For more information visit the EST Assembly Page (Home>Left Menu>EST Assembly).
TSAs are Transcriptome Shotgun Assemblies, and are computationally drived from a combination of ESTs and short reads submitted to the Short Read Archive. The submitter of the TSA sequences is responsible for their generation, not NCBI, and all sequences in a TSA must originate with the submitter. You can read more about the TSA submission process here: http://www.ncbi.nlm.nih.gov/genbank/TSA.html.
Where available, PlantGDB uses TSAs as part of its PUT assembly. You can read more about the PUT assembly process here: http://www.plantgdb.org/prj/ESTCluster/PUT_procedure.php
You can download sequence for any plant species by going to the Download portal (Home>Download>Sequence). Enter Genus/species and click 'Search'. (For popular species, use the shortcut "Featured Species" on the Home Page left menubar.)
To download PUT assemblies, go to the EST contig Download portal (Home>EST Assembly>Download)
To download large datasets, visit our ftp site at ftp.plantgdb.org where you can download all PUT assemblies or plant sequences using ftp.
There are two ways you can assess PUT directionality:
A) Evaluate the PUT's tblastn orientation to top hit protein:
-
Download the "Similar Proteins" table from our Download Portal
Path: Home Page -> Download -> EST Assemblies -> [click a species directory] -> current version -> [genus_species.Similar.Protein.txt]
Example: http://www.plantgdb.org/download/download.php?dir=/Sequence/ESTcontig/Actinidia_chinensis/current_version) - Search the PUT ID of interest and check columns 8 and 9 (start/end of query sequence) - if start>end, then orientation is reverse w/respect to tblastn hit protein.
B) If PUT is splice-aligned to a genome in our Genomes list, view the PUT alignment details and assess its direction of transcription (from GeneSeqer analysis) versus its strand.
-
Open a Search ID/Keyword window in any genome browser (e.g. http://www.plantgdb.org/ZmGDB/):
Path: Home Page -> Genomes -> Search ID/Keyword (left menu) ->[Search page] paste PUT ID (e.g. PUT-1-171a-Zea_mays-10395) -> Click 'Search' -> [Result page] Click highlighted PUT ID -> [Record page] Click 'GeneSeqer Alignment' ->[output]. - Click the "?" icon on the [Record page] next to the GeneSeqer link for hints on how to interpret the GeneSeqer output.

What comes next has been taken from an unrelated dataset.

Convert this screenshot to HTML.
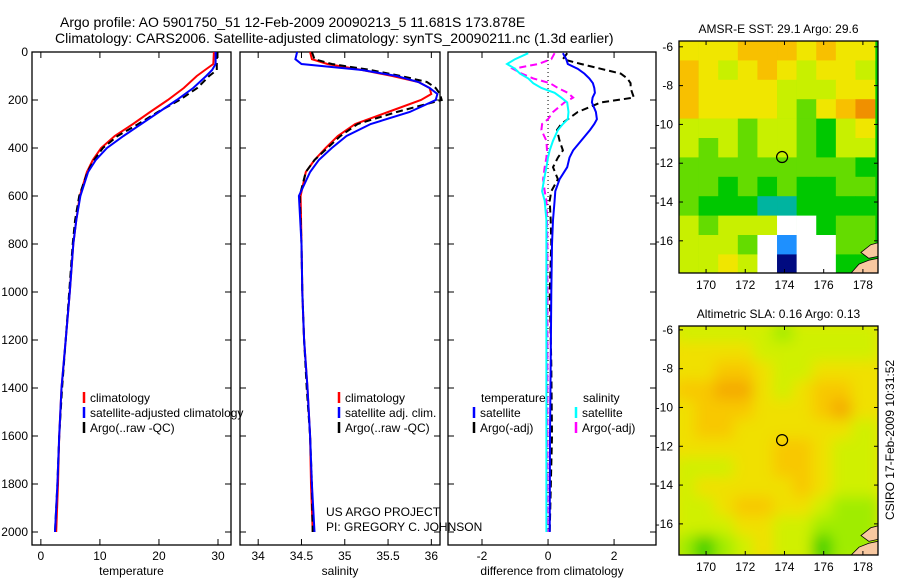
<!DOCTYPE html>
<html><head><meta charset="utf-8">
<style>
html,body{margin:0;padding:0;background:#fff;}
svg{display:block;font-family:"Liberation Sans",sans-serif;}
text{fill:#000;}
</style></head>
<body>
<svg id="fig" width="900" height="580" viewBox="0 0 900 580" xmlns="http://www.w3.org/2000/svg">
<defs>
<filter id="blur" x="0" y="0" width="1" height="1"><feGaussianBlur stdDeviation="7"/></filter>
<clipPath id="clipSla"><rect x="679" y="326" width="199" height="229"/></clipPath>
<clipPath id="clipSst"><rect x="679" y="41" width="199" height="232"/></clipPath>
</defs>
<text x="60" y="27" font-size="14">Argo profile: AO 5901750_51 12-Feb-2009 20090213_5 11.681S 173.878E</text>
<text x="55" y="43" font-size="14">Climatology: CARS2006. Satellite-adjusted climatology: synTS_20090211.nc (1.3d earlier)</text>
<g id="root"></g>
<text x="326" y="516" font-size="12">US ARGO PROJECT</text>
<text x="326" y="531" font-size="12">PI: GREGORY C. JOHNSON</text>
<text transform="translate(894,440) rotate(-90)" text-anchor="middle" font-size="12">CSIRO 17-Feb-2009 10:31:52</text>
</svg>
<script>
// ---------- data ----------
const depthTicks = [0,200,400,600,800,1000,1200,1400,1600,1800,2000];
const tempTicks = [0,10,20,30];
const salTicks = [34,34.5,35,35.5,36];
const diffTicks = [-2,0,2];

const tDepths = [0,50,75,100,150,200,250,300,350,400,450,500,600,700,800,1000,1200,1400,1600,1800,2000];
const tempClim = [29.3,29.2,27.8,26.4,24.2,21.5,18.5,15.6,12.5,10.2,8.8,7.8,6.6,6.0,5.5,4.9,4.2,3.5,3.1,2.9,2.6];
const tempSat  = [29.6,29.6,29.0,28.0,25.8,23.0,20.0,17.0,14.0,11.2,9.3,8.0,6.7,6.0,5.5,4.9,4.2,3.5,3.1,2.8,2.4];
const tempArgo = [29.8,29.8,29.8,28.5,26.5,23.5,19.8,16.5,13.0,10.5,9.0,7.9,6.5,5.8,5.4,4.8,4.2,3.6,3.1,2.8,2.4];

const sDepths = [0,30,50,75,100,125,150,175,200,250,300,350,400,450,500,600,800,1000,1200,1400,1600,1800,2000];
const salClim = [34.6,34.62,34.8,35.2,35.55,35.85,35.98,36.0,35.88,35.5,35.12,34.92,34.78,34.65,34.55,34.49,34.5,34.51,34.53,34.57,34.6,34.61,34.63];
const salSat  = [34.45,34.43,34.5,35.2,35.6,35.85,35.98,36.07,36.05,35.75,35.3,35.02,34.85,34.7,34.6,34.47,34.5,34.51,34.53,34.57,34.6,34.62,34.65];
const salArgo = [34.62,34.65,34.85,35.3,35.65,35.95,36.05,36.1,36.12,35.6,35.15,34.95,34.8,34.65,34.55,34.48,34.5,34.51,34.53,34.56,34.6,34.62,34.63];

const dDepths = [5,30,50,70,90,110,130,150,170,190,210,250,280,300,325,370,410,440,480,530,580,620,700,800,1000,1300,1600,2000];
const tDiffSat  = [0.45,0.55,0.6,0.9,1.1,1.25,1.36,1.4,1.42,1.35,1.33,1.45,1.48,1.4,1.27,1.0,0.76,0.65,0.58,0.35,0.22,0.2,0.15,0.12,0.1,0.08,0.06,0.05];
const tDiffArgo = [0.58,0.45,1.0,1.6,2.2,2.4,2.5,2.5,2.55,2.6,1.6,0.9,0.6,0.4,0.27,0.35,0.45,0.3,0.15,0.3,0.1,0.05,0.08,0.1,0.05,0.1,0.12,0.05];
const sDiffSat  = [-0.6,-1.0,-1.24,-1.0,-0.85,-0.6,-0.45,-0.2,0.2,0.4,0.58,0.62,0.6,0.45,0.3,0.15,0.05,0.0,-0.05,-0.12,-0.18,-0.1,-0.05,-0.05,-0.05,-0.05,-0.05,-0.05];
const sDiffArgo = [0.2,0.1,-0.3,-1.06,-0.8,-0.45,0.06,0.3,0.6,0.76,0.5,0.15,0.0,-0.18,-0.2,-0.05,-0.03,-0.05,-0.1,-0.15,-0.1,-0.05,-0.03,-0.02,-0.02,-0.02,-0.02,-0.02];

const lonTicks = [170,172,174,176,178];
const latTicks = [-6,-8,-10,-12,-14,-16];
// SST colour-level grid (rows from -5.7 lat southward, 1deg cells, cols from 168.6E), -1 = missing
const sstGrid = [
 [6,6,6,7,7,7,6,7,6,6],
 [7,6,5,6,7,6,5,6,6,5],
 [7,6,6,6,6,5,5,5,6,6],
 [7,6,6,6,6,5,4,6,7,8],
 [5,5,5,4,5,5,4,3,5,6],
 [5,4,5,4,5,5,4,3,5,5],
 [4,4,4,4,4,4,4,4,4,3],
 [4,4,3,4,3,4,3,3,4,4],
 [4,3,3,3,2,2,3,3,3,3],
 [5,4,5,5,5,-1,-1,3,4,4],
 [5,5,5,4,-1,1,-1,-1,4,4],
 [5,5,6,5,-1,0,-1,-1,3,3]
];
const slaGrid = [
 [2,2,2,2,2,1,2,2,2,2],
 [3,3,3,3,2,2,2,2,2,2],
 [3,3,4,4,3,2,2,3,3,3],
 [4,4,5,5,3,2,3,4,4,3],
 [3,4,4,4,3,3,3,4,5,3],
 [3,4,4,3,3,3,3,3,3,2],
 [3,3,3,3,3,4,4,3,2,2],
 [2,2,2,3,3,4,4,3,2,2],
 [2,3,3,3,3,3,4,3,2,2],
 [2,2,3,4,4,3,3,2,1,1],
 [2,2,2,3,3,2,2,1,1,1],
 [1,0,1,2,3,2,2,0,1,1]
];
const floatLon = 173.878, floatLat = -11.681;

// ---------- helpers ----------
const NS = "http://www.w3.org/2000/svg";
const root = document.getElementById('root');
function mk(tag, attrs, parent){
  const e = document.createElementNS(NS, tag);
  for (const k in attrs) e.setAttribute(k, attrs[k]);
  (parent||root).appendChild(e);
  return e;
}
const Y0 = 52, Y1 = 545;
const yD = d => Y0 + d * 0.24;

function panel(name, x0, x1, vmin, vmax, ticks, labelFmt, xlabel, showYLabels){
  const sx = v => x0 + (v - vmin) / (vmax - vmin) * (x1 - x0);
  const g = mk('g', {});
  
  
  const fr = mk('rect', {x:x0, y:Y0, width:x1-x0, height:Y1-Y0, fill:'none', stroke:'#000', 'stroke-width':1.3}, g);
  
  
  ticks.forEach(t => {
    const x = sx(t);
    mk('line', {x1:x, x2:x, y1:Y1, y2:Y1-6, stroke:'#000'}, g);
    mk('line', {x1:x, x2:x, y1:Y0, y2:Y0+6, stroke:'#000'}, g);
    const tx = mk('text', {x:x, y:Y1+15, 'text-anchor':'middle', 'font-size':12}, g);
    tx.textContent = labelFmt(t);
    
    
  });
  depthTicks.forEach(d => {
    const y = yD(d);
    mk('line', {x1:x0, x2:x0+6, y1:y, y2:y, stroke:'#000'}, g);
    mk('line', {x1:x1, x2:x1-6, y1:y, y2:y, stroke:'#000'}, g);
    if (showYLabels){
      const tx = mk('text', {x:x0-4, y:y+4, 'text-anchor':'end', 'font-size':12}, g);
      tx.textContent = d;
      
      
    }
  });
  const xl = mk('text', {x:(x0+x1)/2, y:575, 'text-anchor':'middle', 'font-size':12}, g);
  xl.textContent = xlabel;
  
  
  return {sx, g};
}
function series(p, depths, vals, color, dashed, sname){
  const pts = depths.map((d,i) => p.sx(vals[i]).toFixed(1) + ',' + yD(d).toFixed(1)).join(' ');
  const l = mk('polyline', {points:pts, fill:'none', stroke:color, 'stroke-width':2, 'stroke-dasharray': dashed ? '7,4' : 'none'}, p.g);
  
  
}
function legend(g, x, y, color, label, lname){
  const m = mk('line', {x1:x, x2:x, y1:y-10, y2:y+1, stroke:color, 'stroke-width':2.5}, g);
  
  
  const t = mk('text', {x:x+6, y:y, 'font-size':12}, g);
  t.textContent = label;
  
  
}

// ---------- temperature ----------
const pT = panel('temperature', 32, 231, -1.5, 32.2, tempTicks, v=>v, 'temperature', true);
series(pT, tDepths, tempClim, '#f00', false, 'temp-climatology-line');
series(pT, tDepths, tempArgo, '#000', true, 'temp-argo-line');
series(pT, tDepths, tempSat, '#00f', false, 'temp-satellite-line');
legend(pT.g, 84, 402, '#f00', 'climatology', 'legend-temp-climatology');
legend(pT.g, 84, 417, '#00f', 'satellite-adjusted climatology', 'legend-temp-satellite');
legend(pT.g, 84, 432, '#000', 'Argo(..raw -QC)', 'legend-temp-argo');

// ---------- salinity ----------
const pS = panel('salinity', 240, 440, 33.79, 36.1, salTicks, v=>v, 'salinity', false);
series(pS, sDepths, salClim, '#f00', false, 'sal-climatology-line');
series(pS, sDepths, salArgo, '#000', true, 'sal-argo-line');
series(pS, sDepths, salSat, '#00f', false, 'sal-satellite-line');
legend(pS.g, 339, 402, '#f00', 'climatology', 'legend-sal-climatology');
legend(pS.g, 339, 417, '#00f', 'satellite adj. clim.', 'legend-sal-satellite');
legend(pS.g, 339, 432, '#000', 'Argo(..raw -QC)', 'legend-sal-argo');

// ---------- difference ----------
const pD = panel('difference', 448, 656, -3.03, 3.27, diffTicks, v=>v, 'difference from climatology', false);
const zl = mk('line', {x1:pD.sx(0), x2:pD.sx(0), y1:Y0, y2:532, stroke:'#000', 'stroke-dasharray':'1,3'}, pD.g);


series(pD, dDepths, sDiffArgo, '#f0f', true, 'sal-diff-argo-line');
series(pD, dDepths, tDiffArgo, '#000', true, 'temp-diff-argo-line');
series(pD, dDepths, sDiffSat, '#0ff', false, 'sal-diff-satellite-line');
series(pD, dDepths, tDiffSat, '#00f', false, 'temp-diff-satellite-line');
const lt1 = mk('text', {x:481, y:402, 'font-size':12}, pD.g); lt1.textContent = 'temperature';


const lt2 = mk('text', {x:583, y:402, 'font-size':12}, pD.g); lt2.textContent = 'salinity';


legend(pD.g, 474, 417, '#00f', 'satellite', 'legend-temp-diff-satellite');
legend(pD.g, 474, 432, '#000', 'Argo(-adj)', 'legend-temp-diff-argo');
legend(pD.g, 576, 417, '#0ff', 'satellite', 'legend-sal-diff-satellite');
legend(pD.g, 576, 432, '#f0f', 'Argo(-adj)', 'legend-sal-diff-argo');

// ---------- maps ----------
const sstColors = ['#000a80','#1e90ff','#00b4a0','#00c800','#64dc00','#c8f000','#f0e600','#f8c000','#f09000'];
const slaColors = ['#40d000','#a0ec00','#d0f000','#f0e000','#f8c800','#f4aa00'];
function map(name, top, bottom, grid, colors, blur, title, clipId, lat0){
  const x0 = 679, x1 = 878, lonMin = 168.62, lonMax = 178.77;
  const latTop = lat0;
  const pxPerDeg = 19.4;
  const sx = lon => x0 + (lon - lonMin) / (lonMax - lonMin) * (x1 - x0);
  const sy = lat => top + (latTop - lat) * pxPerDeg;
  const g = mk('g', {});
  
  
  const cg = mk('g', {'clip-path':'url(#' + clipId + ')'}, g);
  mk('rect', {x:x0, y:top, width:x1-x0, height:bottom-top, fill:colors[Math.min(3,colors.length-1)]}, cg);
  const cells = mk('g', blur ? {filter:'url(#blur)'} : {}, cg);
  grid.forEach((row, r) => row.forEach((v, c) => {
    const xa = sx(lonMin + c), xb = sx(lonMin + c + 1);
    const ya = sy(latTop - r), yb = sy(latTop - r - 1);
    const cell = mk('rect', {x:xa-(blur?4:0), y:ya-(blur?4:0), width:xb-xa+(blur?8:0.3), height:yb-ya+(blur?8:0.3), fill: v < 0 ? '#fff' : colors[v]}, cells);
    
    
  }));
  // land patch (bottom-right)
  const land = mk('path', {d:`M${sx(177.4)},${bottom} L${sx(177.8)},${sy(-17.2)} L${sx(178.3)},${sy(-17.0)} L${x1},${sy(-16.9)} L${x1},${bottom} Z M${sx(177.9)},${sy(-16.6)} L${sx(178.4)},${sy(-16.2)} L${x1},${sy(-16.1)} L${x1},${sy(-16.8)} L${sx(178.3)},${sy(-16.9)} Z`, fill:'#f8c8a0', stroke:'#000', 'stroke-width':0.8}, cg);
  
  
  const fr = mk('rect', {x:x0, y:top, width:x1-x0, height:bottom-top, fill:'none', stroke:'#000', 'stroke-width':1.3}, g);
  
  
  lonTicks.forEach(l => {
    const x = sx(l);
    mk('line', {x1:x, x2:x, y1:bottom, y2:bottom-4, stroke:'#000'}, g);
    mk('line', {x1:x, x2:x, y1:top, y2:top+4, stroke:'#000'}, g);
    const t = mk('text', {x:x, y:bottom+16, 'text-anchor':'middle', 'font-size':12}, g);
    t.textContent = l;
    
    
  });
  latTicks.forEach(l => {
    const y = sy(l);
    mk('line', {x1:x0, x2:x0+4, y1:y, y2:y, stroke:'#000'}, g);
    mk('line', {x1:x1, x2:x1-4, y1:y, y2:y, stroke:'#000'}, g);
    const t = mk('text', {x:x0-6, y:y+4, 'text-anchor':'end', 'font-size':12}, g);
    t.textContent = l;
    
    
  });
  const c = mk('circle', {cx:sx(floatLon), cy:sy(floatLat), r:5.5, fill:'none', stroke:'#000', 'stroke-width':1.2}, g);
  
  
  const tt = mk('text', {x:(x0+x1)/2, y:top-8, 'text-anchor':'middle', 'font-size':12}, g);
  tt.textContent = title;
  
  
}
map('sst-map', 41, 273, sstGrid, sstColors, false, 'AMSR-E SST: 29.1 Argo: 29.6', 'clipSst', -5.7);
map('sla-map', 326, 555, slaGrid, slaColors, true, 'Altimetric SLA: 0.16 Argo: 0.13', 'clipSla', -5.8);
</script>
</body></html>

PlantGDB's sequence data is updated every 4 months, coinciding with every other GenBank Release (odd numbers). For example, recent updates included V.165 (April 2008) and V.163 (December 2007).
If you visit the Download page for any species, you can retrieve files named as:
- Genus_species.PUT_member.txt
- Genus_species.alignment.txt
Which both provide the mapping of the ESTs to a PUT.
Alternatively, from the "Search" page, e.g.
http://www.plantgdb.org/search/display/data.php?Seq_ID=PUT-157a-Oryza_sativa-6232
You can view or retrieve the EST components of an individual PUT
PlantGDB's sequence data is updated every 4 months, coinciding with every other GenBank Release (odd numbers). For example, recent updates included V.165 (April 2008) and V.163 (December 2007).
PlantGDB's taxonomic conventions will always reflect NCBI's current naming system since our data source is GenBank. Check the current taxonomic name for your species using GenBank's Taxonomy browser. It is possible that the genus and/or species name has changed.